A evolução da cartografia está directamente ligada à evolução da navegação e à necessidade de cartas náuticas bem delineadas. A invenção da carta de navegar, com a indicação dos portos – portulano - data do último terço do século XIII, época em que os viajantes mediterrânicos estabelecem relações com o Atlântico. A inserção da referida carta no atlas vai contrariar o mapa-do-mundo – concebido com base na herança da geografia clássica, as ideias fabulosas da decadência romana, a visão cristã do universo e do destino e algumas contribuições árabes – e vai bloquear os dois. E, assim, a cartografia mediterrânica se esgotou. Os sábios estavam perplexos entre a representação simbólica e a representação do mundo real que estava a descobrir-se.
A renovação só pode vir da nova arte de navegação do Atlântico: o cálculo a partir da observação dos astros e um novo tipo de navio – a arte naútica astronómica, com início em 1470. Até lá os portugueses navegaram com a ajuda da bússola e das cartas de navegar. A primeira carta naútica portuguesa data de cerca de 1483 e é da autoria de Pedro Reinel que fez desaparecer o mundo mítico, representando,  através de desenho correcto, o Atlântico e as suas costas até ao fundo do golfo da Guiné. A laicização da cartografia estava feita. A segunda, de Jorge Aguiar, datada de Lisboa, de 1492, retoma o conjunto da Europa e do Mediterrâneo, mas desce pela costa africana até à Mina. O mapa–do-mundo português de Cantino, datado de 1502, revela a completa transformação de concepções e de conhecimentos do globo desde o atlas Catalão de finais do século XIV. A Geografia sofre um desenvolvimento significativo como ciência, no meio da contradição ptolemaica em confronto com a revelação dos descobrimentos. A cartografia no início mostrava a integração do homem na ordem providencial e a vida terrestre como escala para um destino transcendente. A partir dos descobrimentos, a nova cartografia forja-se como um utensílio mental em função do real e vem desempenhar novas funções: permite montar a primeira rede mundial de comunicações, mas permite também olhar os países e estruturar a política. O Atlas de 1519, encomendado por D. Manuel e executado pelos Reineis, representa o auge da convergência destes diversos caminhos e é um dos monumentos do Renascimento marcado pelo cunho do humanismo prático. É inegável o papel de destaque dos cartógrafos portugueses e é importante acrescentar que é um português formado na escola oceânica que pontifica na escola cartográfica de Veneza, a mais importante do seu tempo, entre 1569 e 1570.
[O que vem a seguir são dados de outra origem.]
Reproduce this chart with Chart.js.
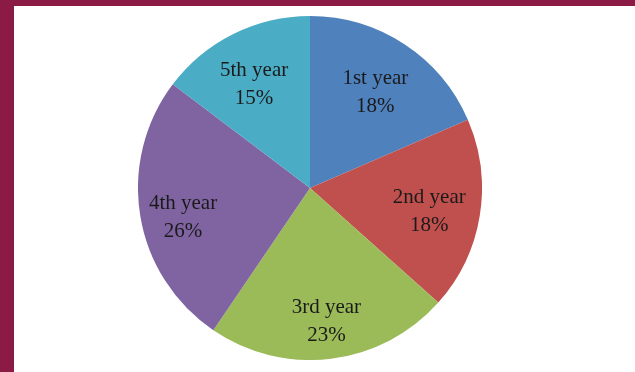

O complexo mediterrânico entrou em crise deste os finais do século XV, tendo procurado e conseguido ultrapassá-la através da adaptação naval e do aproveitamento das oportunidades criadas pela expansão atlântica.
O autor com este trabalho permite que assistamos à incorporação do Mediterrâneo e do seu caldo civilizacional – o mar da civilização greco-romana, da civilização judaico-cristã e da civilização árabe – no conjunto europeu e à crescente supremacia económica do Atlântico desvendado, que a todos surpreende pela revelação do real.